Records from a data source:

· · · · · · ·

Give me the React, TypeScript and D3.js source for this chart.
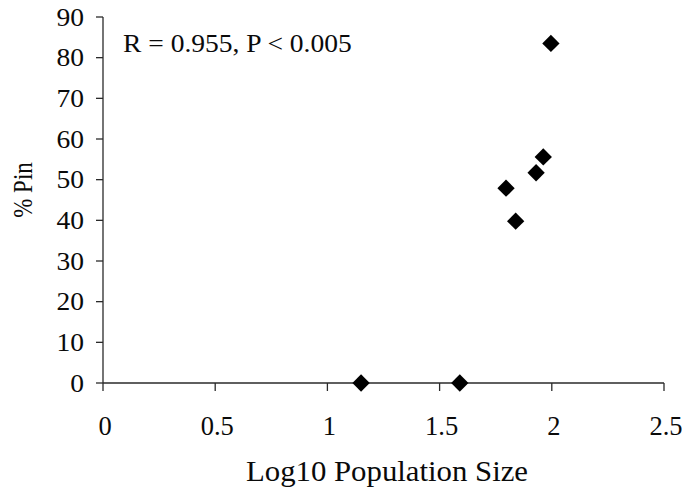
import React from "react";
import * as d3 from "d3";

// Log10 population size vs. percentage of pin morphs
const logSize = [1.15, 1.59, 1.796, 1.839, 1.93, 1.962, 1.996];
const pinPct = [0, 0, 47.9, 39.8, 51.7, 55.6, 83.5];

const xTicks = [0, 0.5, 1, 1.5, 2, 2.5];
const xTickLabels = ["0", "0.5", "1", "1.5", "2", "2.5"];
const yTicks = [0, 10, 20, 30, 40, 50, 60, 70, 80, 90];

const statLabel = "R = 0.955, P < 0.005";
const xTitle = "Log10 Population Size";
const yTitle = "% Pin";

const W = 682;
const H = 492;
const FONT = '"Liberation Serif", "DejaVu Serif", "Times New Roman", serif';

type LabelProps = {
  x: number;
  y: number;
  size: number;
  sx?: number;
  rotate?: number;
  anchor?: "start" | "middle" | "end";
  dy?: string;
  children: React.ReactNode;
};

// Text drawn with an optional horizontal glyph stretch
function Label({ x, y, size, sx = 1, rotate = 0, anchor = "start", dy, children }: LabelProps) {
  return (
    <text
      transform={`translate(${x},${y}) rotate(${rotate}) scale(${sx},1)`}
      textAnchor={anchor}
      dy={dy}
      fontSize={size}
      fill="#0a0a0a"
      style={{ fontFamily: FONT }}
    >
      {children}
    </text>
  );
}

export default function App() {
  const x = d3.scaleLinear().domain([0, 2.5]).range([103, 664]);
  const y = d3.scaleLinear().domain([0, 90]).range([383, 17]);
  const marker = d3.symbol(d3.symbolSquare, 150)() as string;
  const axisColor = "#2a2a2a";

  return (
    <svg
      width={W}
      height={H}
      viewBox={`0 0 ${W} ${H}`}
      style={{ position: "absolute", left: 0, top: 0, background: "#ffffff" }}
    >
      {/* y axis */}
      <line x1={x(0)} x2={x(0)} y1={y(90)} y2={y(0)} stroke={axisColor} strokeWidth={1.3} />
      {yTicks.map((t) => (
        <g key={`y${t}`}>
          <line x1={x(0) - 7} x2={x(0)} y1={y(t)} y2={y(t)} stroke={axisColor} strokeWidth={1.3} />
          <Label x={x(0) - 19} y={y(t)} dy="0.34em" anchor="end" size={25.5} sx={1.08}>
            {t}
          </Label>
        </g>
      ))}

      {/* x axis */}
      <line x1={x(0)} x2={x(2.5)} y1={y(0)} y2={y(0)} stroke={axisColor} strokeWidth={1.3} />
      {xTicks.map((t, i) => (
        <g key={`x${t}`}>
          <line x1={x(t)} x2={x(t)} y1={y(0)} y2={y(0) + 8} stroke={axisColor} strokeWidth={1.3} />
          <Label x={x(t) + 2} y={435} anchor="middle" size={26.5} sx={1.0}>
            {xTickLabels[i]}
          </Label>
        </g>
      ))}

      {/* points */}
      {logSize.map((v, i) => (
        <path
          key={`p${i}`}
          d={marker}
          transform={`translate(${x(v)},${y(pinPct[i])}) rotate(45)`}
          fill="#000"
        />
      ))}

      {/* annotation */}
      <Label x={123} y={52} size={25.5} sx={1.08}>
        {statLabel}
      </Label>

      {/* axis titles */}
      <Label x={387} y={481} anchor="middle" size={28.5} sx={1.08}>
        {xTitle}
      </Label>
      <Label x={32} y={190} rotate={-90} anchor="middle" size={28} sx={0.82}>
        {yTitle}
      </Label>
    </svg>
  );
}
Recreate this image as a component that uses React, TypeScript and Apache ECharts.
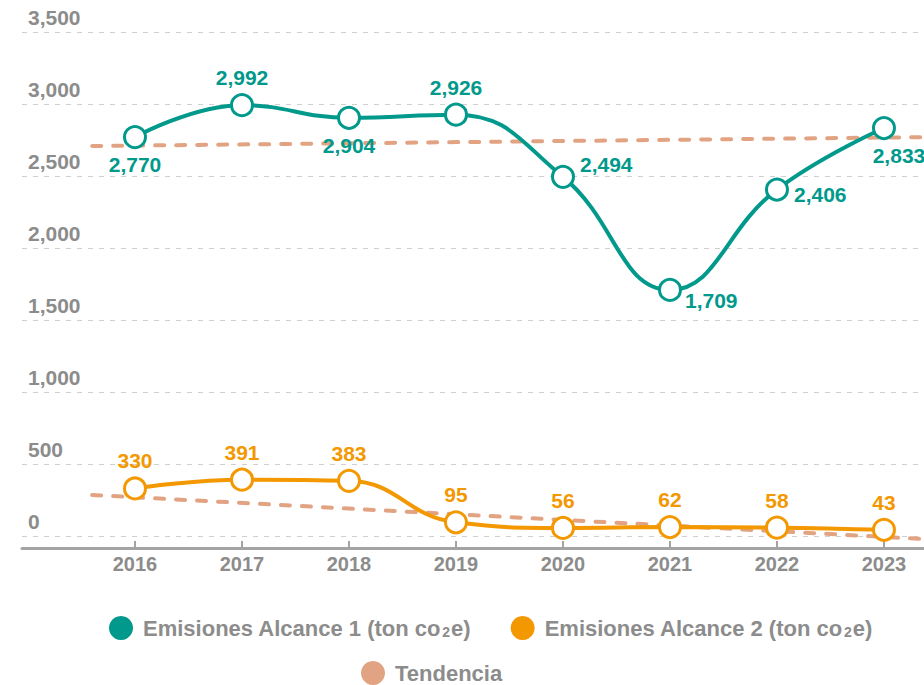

· · · · · · ·

- **REQUIRED TASK**:
All entries must be written out again exactly as given, with no pictures in the copy.

- **EXERCISE OUTPUT**:
Give me the React, TypeScript and D3.js source for this chart.
import React from "react";
import * as d3 from "d3";

// Log10 population size vs. percentage of pin morphs
const logSize = [1.15, 1.59, 1.796, 1.839, 1.93, 1.962, 1.996];
const pinPct = [0, 0, 47.9, 39.8, 51.7, 55.6, 83.5];

const xTicks = [0, 0.5, 1, 1.5, 2, 2.5];
const xTickLabels = ["0", "0.5", "1", "1.5", "2", "2.5"];
const yTicks = [0, 10, 20, 30, 40, 50, 60, 70, 80, 90];

const statLabel = "R = 0.955, P < 0.005";
const xTitle = "Log10 Population Size";
const yTitle = "% Pin";

const W = 682;
const H = 492;
const FONT = '"Liberation Serif", "DejaVu Serif", "Times New Roman", serif';

type LabelProps = {
  x: number;
  y: number;
  size: number;
  sx?: number;
  rotate?: number;
  anchor?: "start" | "middle" | "end";
  dy?: string;
  children: React.ReactNode;
};

// Text drawn with an optional horizontal glyph stretch
function Label({ x, y, size, sx = 1, rotate = 0, anchor = "start", dy, children }: LabelProps) {
  return (
    <text
      transform={`translate(${x},${y}) rotate(${rotate}) scale(${sx},1)`}
      textAnchor={anchor}
      dy={dy}
      fontSize={size}
      fill="#0a0a0a"
      style={{ fontFamily: FONT }}
    >
      {children}
    </text>
  );
}

export default function App() {
  const x = d3.scaleLinear().domain([0, 2.5]).range([103, 664]);
  const y = d3.scaleLinear().domain([0, 90]).range([383, 17]);
  const marker = d3.symbol(d3.symbolSquare, 150)() as string;
  const axisColor = "#2a2a2a";

  return (
    <svg
      width={W}
      height={H}
      viewBox={`0 0 ${W} ${H}`}
      style={{ position: "absolute", left: 0, top: 0, background: "#ffffff" }}
    >
      {/* y axis */}
      <line x1={x(0)} x2={x(0)} y1={y(90)} y2={y(0)} stroke={axisColor} strokeWidth={1.3} />
      {yTicks.map((t) => (
        <g key={`y${t}`}>
          <line x1={x(0) - 7} x2={x(0)} y1={y(t)} y2={y(t)} stroke={axisColor} strokeWidth={1.3} />
          <Label x={x(0) - 19} y={y(t)} dy="0.34em" anchor="end" size={25.5} sx={1.08}>
            {t}
          </Label>
        </g>
      ))}

      {/* x axis */}
      <line x1={x(0)} x2={x(2.5)} y1={y(0)} y2={y(0)} stroke={axisColor} strokeWidth={1.3} />
      {xTicks.map((t, i) => (
        <g key={`x${t}`}>
          <line x1={x(t)} x2={x(t)} y1={y(0)} y2={y(0) + 8} stroke={axisColor} strokeWidth={1.3} />
          <Label x={x(t) + 2} y={435} anchor="middle" size={26.5} sx={1.0}>
            {xTickLabels[i]}
          </Label>
        </g>
      ))}

      {/* points */}
      {logSize.map((v, i) => (
        <path
          key={`p${i}`}
          d={marker}
          transform={`translate(${x(v)},${y(pinPct[i])}) rotate(45)`}
          fill="#000"
        />
      ))}

      {/* annotation */}
      <Label x={123} y={52} size={25.5} sx={1.08}>
        {statLabel}
      </Label>

      {/* axis titles */}
      <Label x={387} y={481} anchor="middle" size={28.5} sx={1.08}>
        {xTitle}
      </Label>
      <Label x={32} y={190} rotate={-90} anchor="middle" size={28} sx={0.82}>
        {yTitle}
      </Label>
    </svg>
  );
}
Recreate this image as a component that uses React, TypeScript and Apache ECharts.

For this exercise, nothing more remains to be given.